● **THE TASK**: Take the data below and write out exactly the lines from the one with "What matplotlib code" through the one with "import matplotlib.patches as patches"; omit every other line.

_ _ _ _ _ _ _

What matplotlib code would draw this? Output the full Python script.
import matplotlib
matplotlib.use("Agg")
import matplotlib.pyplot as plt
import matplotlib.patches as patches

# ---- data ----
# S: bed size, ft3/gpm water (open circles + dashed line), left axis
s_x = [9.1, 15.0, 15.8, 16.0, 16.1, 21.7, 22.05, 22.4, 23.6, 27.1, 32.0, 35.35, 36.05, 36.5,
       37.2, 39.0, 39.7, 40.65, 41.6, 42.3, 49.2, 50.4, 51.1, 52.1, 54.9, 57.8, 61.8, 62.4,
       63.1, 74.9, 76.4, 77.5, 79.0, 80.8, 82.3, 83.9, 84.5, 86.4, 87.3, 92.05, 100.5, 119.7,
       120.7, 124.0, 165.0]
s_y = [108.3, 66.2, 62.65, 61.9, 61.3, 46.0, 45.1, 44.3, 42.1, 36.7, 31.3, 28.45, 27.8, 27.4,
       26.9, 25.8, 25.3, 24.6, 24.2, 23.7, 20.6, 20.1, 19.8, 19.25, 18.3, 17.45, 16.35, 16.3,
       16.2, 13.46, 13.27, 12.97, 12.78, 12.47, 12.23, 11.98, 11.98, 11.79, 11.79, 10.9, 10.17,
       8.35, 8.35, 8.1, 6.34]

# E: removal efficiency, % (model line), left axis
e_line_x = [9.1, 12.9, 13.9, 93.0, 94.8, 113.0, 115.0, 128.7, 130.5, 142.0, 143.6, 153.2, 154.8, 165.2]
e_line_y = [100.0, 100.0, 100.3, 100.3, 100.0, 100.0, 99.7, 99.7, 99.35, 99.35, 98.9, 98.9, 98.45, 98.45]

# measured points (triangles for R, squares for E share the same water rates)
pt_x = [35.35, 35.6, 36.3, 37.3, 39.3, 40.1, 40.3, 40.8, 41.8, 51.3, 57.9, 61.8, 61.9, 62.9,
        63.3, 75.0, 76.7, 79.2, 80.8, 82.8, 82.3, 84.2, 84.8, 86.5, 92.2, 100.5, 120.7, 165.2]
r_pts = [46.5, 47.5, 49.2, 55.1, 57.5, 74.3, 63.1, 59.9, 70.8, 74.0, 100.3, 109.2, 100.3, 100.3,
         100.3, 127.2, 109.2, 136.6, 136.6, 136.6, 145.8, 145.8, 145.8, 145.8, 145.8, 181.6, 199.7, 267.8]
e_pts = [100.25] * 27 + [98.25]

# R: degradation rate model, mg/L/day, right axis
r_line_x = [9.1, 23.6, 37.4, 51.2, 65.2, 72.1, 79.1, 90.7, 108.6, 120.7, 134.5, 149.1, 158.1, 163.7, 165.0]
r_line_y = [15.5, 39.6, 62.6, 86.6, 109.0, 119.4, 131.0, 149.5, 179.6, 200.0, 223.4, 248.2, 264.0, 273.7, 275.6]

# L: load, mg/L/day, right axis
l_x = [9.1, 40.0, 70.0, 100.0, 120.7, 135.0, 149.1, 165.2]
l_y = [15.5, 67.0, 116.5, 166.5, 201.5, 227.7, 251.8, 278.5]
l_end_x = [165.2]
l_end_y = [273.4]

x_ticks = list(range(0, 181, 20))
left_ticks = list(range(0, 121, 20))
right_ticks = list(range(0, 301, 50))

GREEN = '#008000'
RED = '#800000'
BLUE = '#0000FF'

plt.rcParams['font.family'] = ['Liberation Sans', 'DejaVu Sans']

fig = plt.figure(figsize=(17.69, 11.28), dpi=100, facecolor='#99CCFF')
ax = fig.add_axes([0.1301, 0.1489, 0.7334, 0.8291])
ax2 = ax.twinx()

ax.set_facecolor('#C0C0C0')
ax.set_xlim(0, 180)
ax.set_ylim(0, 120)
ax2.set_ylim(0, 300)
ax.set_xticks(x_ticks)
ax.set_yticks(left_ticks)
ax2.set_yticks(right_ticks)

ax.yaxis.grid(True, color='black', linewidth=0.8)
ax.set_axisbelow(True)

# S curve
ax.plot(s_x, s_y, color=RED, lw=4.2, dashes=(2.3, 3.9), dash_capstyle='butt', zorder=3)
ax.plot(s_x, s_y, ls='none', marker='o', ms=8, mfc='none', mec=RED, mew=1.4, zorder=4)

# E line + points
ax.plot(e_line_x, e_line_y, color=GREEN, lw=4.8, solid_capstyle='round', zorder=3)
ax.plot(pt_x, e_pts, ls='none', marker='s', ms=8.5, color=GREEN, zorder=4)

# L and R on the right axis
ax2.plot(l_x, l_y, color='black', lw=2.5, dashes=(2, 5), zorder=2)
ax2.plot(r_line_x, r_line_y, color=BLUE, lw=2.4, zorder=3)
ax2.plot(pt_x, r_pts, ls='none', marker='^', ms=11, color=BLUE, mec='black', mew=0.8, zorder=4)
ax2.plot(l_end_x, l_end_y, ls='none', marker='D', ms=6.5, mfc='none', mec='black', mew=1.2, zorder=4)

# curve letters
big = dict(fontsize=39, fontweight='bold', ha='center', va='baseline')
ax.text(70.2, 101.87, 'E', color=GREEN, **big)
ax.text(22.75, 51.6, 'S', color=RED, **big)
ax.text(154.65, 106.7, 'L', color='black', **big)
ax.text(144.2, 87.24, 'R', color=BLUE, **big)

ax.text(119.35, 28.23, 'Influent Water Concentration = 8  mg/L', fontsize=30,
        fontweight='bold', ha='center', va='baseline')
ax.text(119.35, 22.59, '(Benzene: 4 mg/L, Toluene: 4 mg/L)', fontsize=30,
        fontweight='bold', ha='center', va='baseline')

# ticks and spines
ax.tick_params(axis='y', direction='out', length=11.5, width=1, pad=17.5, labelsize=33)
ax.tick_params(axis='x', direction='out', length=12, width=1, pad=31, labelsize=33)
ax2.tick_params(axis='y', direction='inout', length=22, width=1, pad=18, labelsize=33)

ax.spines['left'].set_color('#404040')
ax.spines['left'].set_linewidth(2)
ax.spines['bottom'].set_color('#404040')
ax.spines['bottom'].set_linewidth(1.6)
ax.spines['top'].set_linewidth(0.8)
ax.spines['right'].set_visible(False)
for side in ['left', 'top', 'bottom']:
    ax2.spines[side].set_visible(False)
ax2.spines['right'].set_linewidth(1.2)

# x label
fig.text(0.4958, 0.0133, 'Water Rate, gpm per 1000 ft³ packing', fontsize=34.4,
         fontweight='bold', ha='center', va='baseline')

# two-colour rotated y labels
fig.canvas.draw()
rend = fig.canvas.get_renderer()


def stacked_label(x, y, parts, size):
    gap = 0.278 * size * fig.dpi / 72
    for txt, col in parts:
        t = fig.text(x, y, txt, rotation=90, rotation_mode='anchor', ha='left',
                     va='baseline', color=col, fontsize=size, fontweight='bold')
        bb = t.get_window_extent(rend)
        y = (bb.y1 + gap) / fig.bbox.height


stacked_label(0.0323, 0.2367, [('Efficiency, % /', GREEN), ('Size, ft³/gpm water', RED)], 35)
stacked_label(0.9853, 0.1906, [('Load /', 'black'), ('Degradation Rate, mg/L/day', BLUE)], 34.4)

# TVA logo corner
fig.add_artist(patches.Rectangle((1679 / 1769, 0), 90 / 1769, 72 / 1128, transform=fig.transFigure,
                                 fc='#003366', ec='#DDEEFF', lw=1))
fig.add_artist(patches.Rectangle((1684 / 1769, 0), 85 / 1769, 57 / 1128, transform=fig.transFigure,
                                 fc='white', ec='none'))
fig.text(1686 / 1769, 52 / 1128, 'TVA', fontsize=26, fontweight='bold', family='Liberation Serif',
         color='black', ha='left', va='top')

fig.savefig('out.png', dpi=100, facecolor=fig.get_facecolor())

_ _ _ _ _ _ _

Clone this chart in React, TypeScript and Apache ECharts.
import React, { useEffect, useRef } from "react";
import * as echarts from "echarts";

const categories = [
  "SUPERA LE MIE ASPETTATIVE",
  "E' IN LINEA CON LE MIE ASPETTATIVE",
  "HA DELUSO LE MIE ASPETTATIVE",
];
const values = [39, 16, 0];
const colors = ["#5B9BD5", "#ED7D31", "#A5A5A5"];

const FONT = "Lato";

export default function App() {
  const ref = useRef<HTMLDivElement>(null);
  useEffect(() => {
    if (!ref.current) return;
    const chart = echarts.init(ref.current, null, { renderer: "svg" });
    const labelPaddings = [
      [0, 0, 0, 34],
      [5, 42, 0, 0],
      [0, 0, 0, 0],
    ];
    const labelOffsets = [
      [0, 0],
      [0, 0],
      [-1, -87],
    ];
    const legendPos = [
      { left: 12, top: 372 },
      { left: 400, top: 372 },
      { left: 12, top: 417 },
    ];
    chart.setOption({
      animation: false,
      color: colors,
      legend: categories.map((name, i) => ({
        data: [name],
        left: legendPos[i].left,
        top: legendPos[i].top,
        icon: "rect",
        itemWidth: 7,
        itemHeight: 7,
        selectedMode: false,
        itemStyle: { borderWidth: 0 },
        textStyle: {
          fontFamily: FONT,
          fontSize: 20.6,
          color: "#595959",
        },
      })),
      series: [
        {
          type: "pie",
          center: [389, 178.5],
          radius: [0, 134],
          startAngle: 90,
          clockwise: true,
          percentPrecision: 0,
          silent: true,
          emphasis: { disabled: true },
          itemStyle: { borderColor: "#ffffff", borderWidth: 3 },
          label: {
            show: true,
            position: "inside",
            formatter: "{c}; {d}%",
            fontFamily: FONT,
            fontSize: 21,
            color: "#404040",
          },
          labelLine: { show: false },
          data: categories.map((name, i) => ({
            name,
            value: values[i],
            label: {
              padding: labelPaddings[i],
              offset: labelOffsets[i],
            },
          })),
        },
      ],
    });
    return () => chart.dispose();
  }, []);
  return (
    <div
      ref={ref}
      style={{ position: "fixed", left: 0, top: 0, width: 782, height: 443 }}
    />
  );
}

_ _ _ _ _ _ _

● **TASK ANSWER**:
What matplotlib code would draw this? Output the full Python script.
import matplotlib
matplotlib.use("Agg")
import matplotlib.pyplot as plt
import matplotlib.patches as patches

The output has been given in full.